It was a Test match conceived more in tribute than competition. Launched with 63 seconds of applause to celebrate what was had and commemorate what was lost in Phillip Hughes.
At its climax it was the cut and thrust that honoured and defined the game. Men of skill ripping at each other, trading blows and matching wits in the quest to wrestle and advance momentum. A true and rare Test to the last.
Ultimately it was determined by 63 minutes in which Nathan Lyon conjured a cricketing miracle, retrieving what was almost lost both in the match and in himself.
Deeds to rescue a flagging position and a dilapidated reputation. A spell to prompt rapture in the stands and prayer in his kin.
The off spinner held that he always believed himself capable despite meagre fourth-innings returns.
“It just happened,” Lyon reassured the doubters.
His plain-speaking team-mate Dave Warner noted the pressure Lyon had been subjected too, the maiden 10-wicket haul and the spell that delivered victory. He wryly grinned to the heavens at the unlikelihood of it all.
“Hughesy, thank him again,” Warner said.
Australia won the Adelaide Test by 48 runs with 11 overs to spare. Comfortable enough for the hindsight of history. But fraught and jeopardised for the duration of its reality.
As the fifth day stretched fruitlessly for four and half hours, Australia’s cause was forecast lost.
At first India warded off defeat in the impenetrable stand of Virat Kohli and Murali Vijay. As the chase briskly breezed through the middle session, the idea of victory grew to be compulsive.
Michael Clarke had again hobbled like a crock from the ground. This time with no prospect of return. India had curbed and thwarted Australia from its favoured course of building a lead and forcefully prosecuting until finally the opposition submits or is broken.
But in Test cricket record run chases are rarely matters of required rates. Even when the math makes the case compelling there are the immeasurable realities of pressure and panic. India was only set for as long as Kohli and Vijay were in occupation.
Briefly both were on 99. The stand-in skipper did not dwell on the curiosity, efficiently clipping his way to his second century of the match. The score was 242. By Kohli’s estimation if the pair could add another 40 runs their cause would be irresistible.
But Vijay’s numbers seemed to make him dizzy. He survived a false sweep and an iffy leave on 99, only to miss an off break that planted between his pads. It was destined for middle stump.
Umpire Marais Erasmus had made an art form of declining Lyon’s appeals. The bowler seemed determined to fill a quota of questions per over. The frequently asked umpire had twice declined in error.
This time there was no doubt. The clock read 4:06pm local time. The match advanced.
By 5:09pm Kohli knew the last remaining battle was himself against the roaring Lyon the architect of the collapse.
Indian tail crumbles under Lyon pressure
Ajinkya Rahane never got going, cut off by a crook decision.
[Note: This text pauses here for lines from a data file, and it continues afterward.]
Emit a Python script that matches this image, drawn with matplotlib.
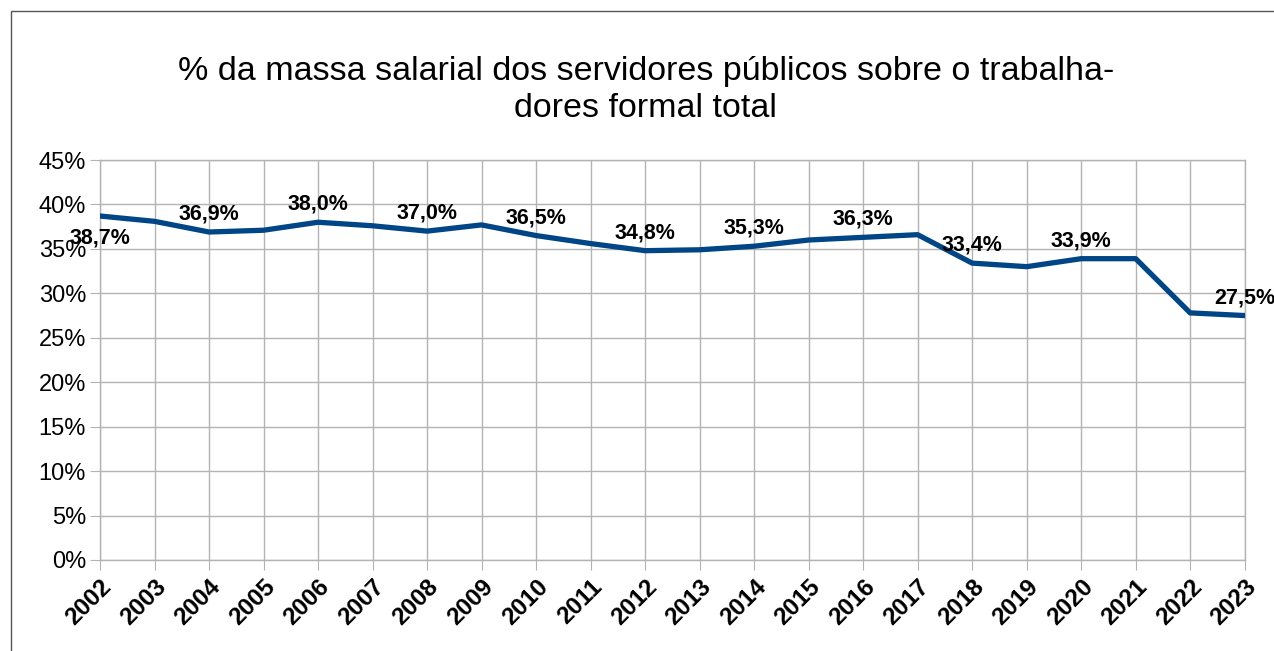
import matplotlib.pyplot as plt
from matplotlib.patches import Rectangle

plt.rcParams['font.family'] = ['Liberation Sans', 'DejaVu Sans']

years = list(range(2002, 2024))
values = [38.7, 38.1, 36.9, 37.1, 38.0, 37.6, 37.0, 37.7, 36.5, 35.6, 34.8,
          34.9, 35.3, 36.0, 36.3, 36.6, 33.4, 33.0, 33.9, 33.9, 27.8, 27.5]
labelled = [2002, 2004, 2006, 2008, 2010, 2012, 2014, 2016, 2018, 2020, 2023]
title = '% da massa salarial dos servidores públicos sobre o trabalha-\ndores formal total'

fig = plt.figure(figsize=(12.74, 6.51), dpi=100)
ax = fig.add_axes([0.0785, 0.1398, 0.8985, 0.6144])

ax.plot(years, values, color='#004586', linewidth=3.8, solid_joinstyle='round', zorder=3)

for y, v in zip(years, values):
    if y not in labelled:
        continue
    txt = f'{v:.1f}%'.replace('.', ',')
    off = -16 if y == 2002 else 13
    ax.annotate(txt, (y, v), xytext=(0, off), textcoords='offset points',
                ha='center', va='center', fontsize=15.5, fontweight='bold', zorder=4)

ax.set_xlim(2002, 2023)
ax.set_ylim(0, 45)
ax.set_xticks(years)
ax.set_xticklabels([str(y) for y in years], rotation=45, ha='right',
                   rotation_mode='anchor', fontsize=17.5, fontweight='bold')
ax.set_yticks(range(0, 46, 5))
ax.set_yticklabels([f'{t}%' for t in range(0, 46, 5)], fontsize=17)
ax.grid(True, color='#b3b3b3', linewidth=1)
ax.set_axisbelow(True)
ax.tick_params(axis='x', length=7, color='#b3b3b3', pad=4)
ax.tick_params(axis='y', length=7, color='#b3b3b3', pad=3)
for s in ax.spines.values():
    s.set_color('#b3b3b3')
    s.set_linewidth(1)

fig.text(0.507, 0.862, title, ha='center', va='center', fontsize=24.5, linespacing=1.25)

# outer frame of the chart
fig.patches.append(Rectangle((11 / 1274, -0.1), 1.2, 1 - 11 / 651 + 0.1,
                             transform=fig.transFigure, fill=False,
                             edgecolor='#555555', linewidth=1))

fig.savefig('out.png', dpi=100)
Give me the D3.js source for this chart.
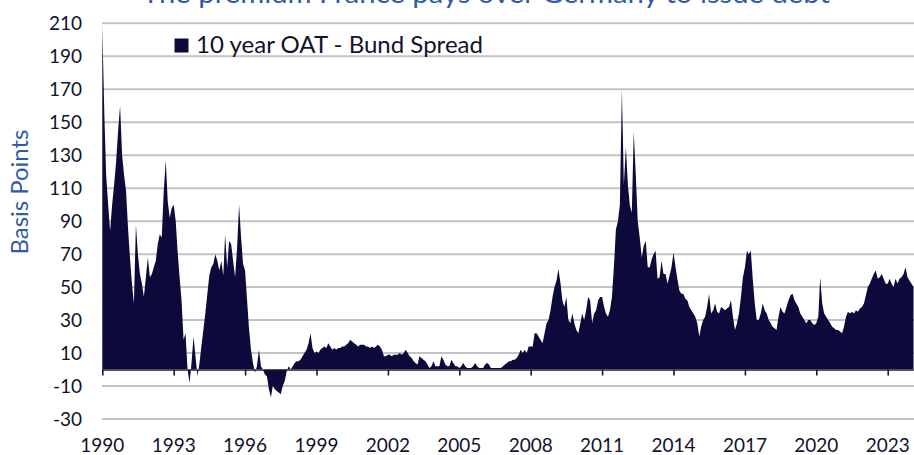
<!DOCTYPE html>
<html>
<head>
<meta charset="utf-8">
<script src="https://cdn.jsdelivr.net/npm/d3@7"></script>
<style>
  html, body { margin: 0; padding: 0; background: #ffffff; overflow: hidden; }
  svg { display: block; }
</style>
</head>
<body>
<svg id="chart" width="914" height="455"></svg>
<script>
// ---- Data (monthly, basis points, from Jan 1990) ----
const startYear = 1990;
const spread1990s = [
  209,155,118,100,84,100,112,126,145,160,130,118,
  108,85,68,52,40,88,70,58,52,44,56,68,
  56,58,62,66,76,82,80,108,127,102,92,98,
  100,90,72,56,42,18,22,0,-8,4,20,8,
  -4,4,14,24,34,46,57,62,64,70,66,60,
  66,57,82,62,78,76,66,56,74,100,80,64,
  60,42,25,12,4,-2,2,12,2,0,-3,-4,
  -12,-17,-10,-12,-13,-14,-15,-10,-7,-1,2,0,
  2,4,5,5,6,8,10,12,16,22,13,10,
  11,10,12,13,14,13,16,14,12,13,12,13
];
const spread2000s = [
  13,14,14,15,16,18,17,16,15,14,15,15,
  15,14,14,13,14,13,14,15,14,12,8,8,
  9,9,8,9,9,9,10,9,10,12,10,8,
  7,5,4,3,8,7,6,5,3,1,2,5,
  2,2,2,8,6,3,2,2,6,4,2,2,
  1,2,4,2,1,1,1,2,4,2,1,1,
  1,3,4,3,1,1,1,1,1,1,2,3,
  4,5,5,6,6,7,9,12,10,12,10,14,
  14,14,22,22,20,18,16,22,28,30,36,44,
  50,54,61,53,42,38,44,30,28,34,28,24
];
const spread2010s = [
  22,28,34,30,36,44,42,28,34,36,42,44,
  44,38,34,32,36,44,62,85,90,100,170,112,
  135,112,100,95,144,118,90,80,68,75,78,62,
  62,67,70,72,55,56,66,58,58,52,57,62,
  71,62,55,48,46,46,43,42,38,36,34,32,
  28,20,26,30,32,38,46,34,36,40,35,34,
  38,37,36,37,38,42,32,24,28,34,44,56,
  62,72,70,72,55,40,30,30,34,40,36,34,
  30,28,26,25,24,32,38,35,34,38,42,45,
  46,42,40,38,34,32,30,28,30,30,28,27
];
const spread2020s = [
  28,32,56,40,34,32,30,28,26,25,24,24,
  23,22,26,32,35,34,35,34,36,35,37,38,
  40,45,50,52,55,58,60,55,56,58,55,52,
  52,55,52,50,55,52,55,56,58,62,56,54,
  52,50
];
const yearTicks = [1990,1993,1996,1999,2002,2005,2008,2011,2014,2017,2020,2023];
const valueTicks = [-30,-10,10,30,50,70,90,110,130,150,170,190,210];
const titleText = "The premium France pays over Germany to issue debt";
const seriesName = "10 year OAT - Bund Spread";
const axisTitle = "Basis Points";

// ---- Build series ----
const allValues = [].concat(spread1990s, spread2000s, spread2010s, spread2020s);
const series = allValues.map((v, i) => ({
  date: new Date(Date.UTC(startYear + Math.floor(i / 12), i % 12, 1)),
  value: v
}));

const W = 914, H = 455;
const svg = d3.select("#chart");
const font = "Lato, 'Open Sans', sans-serif";
const navy = "#0b0a3a";
const blue = "#2f5ba8";
const textDark = "#12122c";

const x = d3.scaleUtc()
  .domain([new Date(Date.UTC(1990,0,1)), new Date(Date.UTC(2023,0,1))])
  .range([102.3, 887.7]);
const y = d3.scaleLinear().domain([-30, 210]).range([419, 23.3]);

// gridlines
svg.append("g").selectAll("line").data(valueTicks).join("line")
  .attr("x1", 102).attr("x2", W)
  .attr("y1", d => y(d)).attr("y2", d => y(d))
  .attr("stroke", "#c3c3c6").attr("stroke-width", 2);

// area
const area = d3.area()
  .x(d => x(d.date))
  .y0(y(0))
  .y1(d => y(d.value))
  .curve(d3.curveLinear);
svg.append("path").datum(series)
  .attr("d", area)
  .attr("fill", navy);

// zero axis with ticks
const xAxis = d3.axisBottom(x)
  .tickValues(yearTicks.map(t => new Date(Date.UTC(t,0,1))))
  .tickSize(6)
  .tickFormat("");
const gx = svg.append("g").attr("transform", `translate(0,${y(0)})`).call(xAxis);
gx.select(".domain").attr("d", `M102.3,0.5H${W}`).attr("stroke", "#1a1a2e").attr("stroke-width", 1.2);
gx.selectAll(".tick line").attr("stroke", "#1a1a2e").attr("stroke-width", 1.6);

// year labels
svg.append("g").selectAll("text").data(yearTicks).join("text")
  .attr("x", d => x(new Date(Date.UTC(d,0,1))))
  .attr("y", 452)
  .attr("text-anchor", "middle")
  .attr("font-family", font).attr("font-size", 19)
  .attr("fill", textDark)
  .text(d => d);

// value labels
svg.append("g").selectAll("text").data(valueTicks).join("text")
  .attr("x", 82)
  .attr("y", d => y(d) + 6.8)
  .attr("text-anchor", "end")
  .attr("font-family", font).attr("font-size", 19)
  .attr("fill", textDark)
  .text(d => d);

// title (partly outside the top edge, as in the reference)
svg.append("text")
  .attr("x", 142).attr("y", 3)
  .attr("font-family", font).attr("font-size", 27)
  .attr("fill", blue)
  .attr("textLength", 688).attr("lengthAdjust", "spacingAndGlyphs")
  .text(titleText);

// axis title
svg.append("text")
  .attr("transform", "translate(28,192) rotate(-90)")
  .attr("text-anchor", "middle")
  .attr("font-family", font).attr("font-size", 23)
  .attr("fill", blue)
  .attr("textLength", 125).attr("lengthAdjust", "spacingAndGlyphs")
  .text(axisTitle);

// legend
svg.append("rect")
  .attr("x", 174.5).attr("y", 38.5).attr("width", 14).attr("height", 14)
  .attr("fill", navy);
svg.append("text")
  .attr("x", 196).attr("y", 52.7)
  .attr("font-family", font).attr("font-size", 23)
  .attr("fill", textDark)
  .attr("textLength", 287).attr("lengthAdjust", "spacingAndGlyphs")
  .text(seriesName);
</script>
</body>
</html>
Rohit Sharma stayed for a long but never good time. Wriddhiman Saha the opposite. His antidote to the pressure was to thrash 13 runs from 10 balls. But the understudy wicketkeeper ran down the wicket once too rashly and was bowled.
In Kohli’s mind the numbers kept moving. Runs to win, balls remaining, overs until the new ball was due. He had accelerated to 141 knowing the fragility in competence and temperament around him. Suddenly getting there quickly was an additional imperative and burden.
Kohli rocked back to Lyon and lifted him into the deep. At the moment of impact he knew he had dragged the shot. It was one mistake more than he could afford.
Mitch Marsh leant beneath the falling ball on the midwicket boundary knowing precisely what was at stake. Some moments simply have to be grasped not grassed. With the task complete Marsh knelt on the turf and put his left hand to his eyes in relief.
Half a ground away Kohli folded in half in despair. For all his efforts, one of finest second innings centuries his contemporaries could recall, his moment as national captain would end without the prize for which he had grafted.
The rest was mopping up. Brad Haddin handsomely auditioned for his prolonged stay as captain.
When he called for the new ball Mitch Johnson struck immediately. Having decided to leave it with Lyon, the spinner fittingly took the final wicket instantaneously. Seven second innings scalps to go with five in the first dig.
Haddin noted the team had relied on skill rather than resorting to emotion to grasp victory. He felt this an important commendation. That is the way with flint hard cricketers. The emotion was left to the aftermath. The tributes and the dedications.
As he affectionately ruffled the 408 painted on the field the many burdens of Lyon were lightened. Never again can it be said he has not bowled his country to victory.